Ashley Judd's Ruby is a very strong, sensitive and believable character. Judd's performance carries the film, as some of the other characters are often caricatures or embody exaggerations of a personality trait. Some of the dialogue is so extreme as to be simply unbelievable. At times, Ruby seems to be the lone sane person immersed in a sea of irrationality.
The cinematography is beautiful; the sunsets, waterway and beach scenes echo the point that the film is making about beauty, truth and wholesomeness. The slow pace of the film and the dialogue is evocative of small-town Southern life. Often the detail is excrutiating. By the end of the film, the audience probably remembers a few too many colorful, tacky items of merchandise for sale at Chamber's. The camera often drags and makes us impatient with this meticulous attention to detail.
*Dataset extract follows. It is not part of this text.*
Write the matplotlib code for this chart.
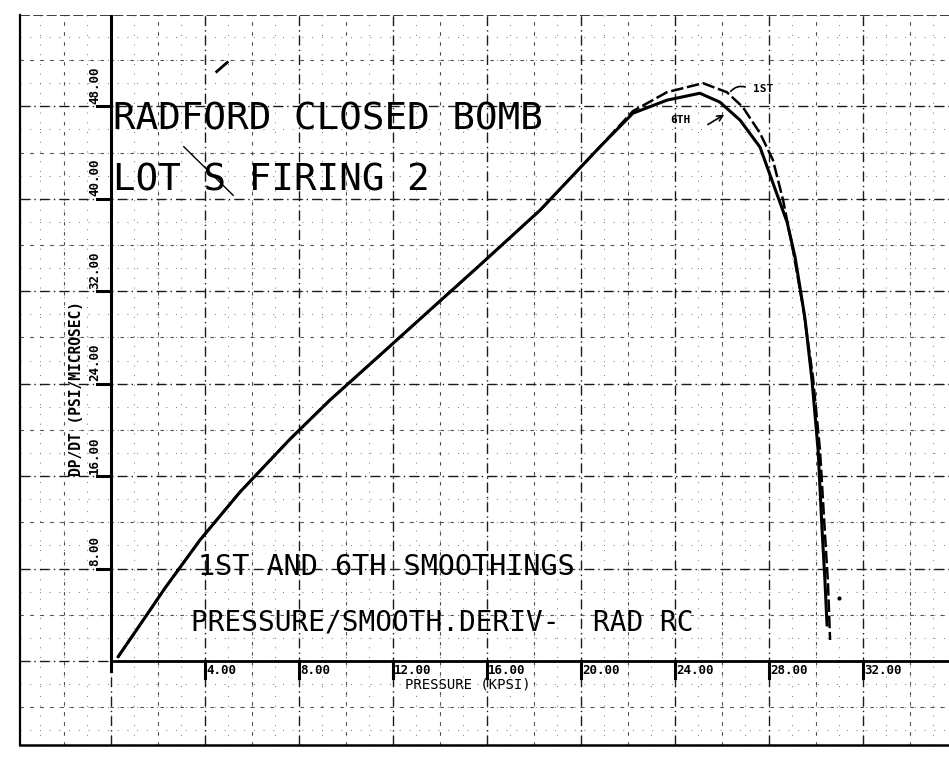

When we see Mike's library, the camera pauses too long at the bookshelves and overemphasizes the point that pleasure-reading is a new concept for Ruby.
"Ruby in Paradise" is clearly a very contemporary attempt to adress the "big questions," like "Gas, Food, Lodging" before it. In that film, the protagonist finds fulfillment in embracing traditional femininity. Both of these films are reactive responses to the issues brought up by the radical feminism of the 70's. While both stories try to escape the idea of "woman as the oppressed," "Ruby in Paradise" comes closer to achieving this while preserving the positive feminist goal of mental and spiritual independence.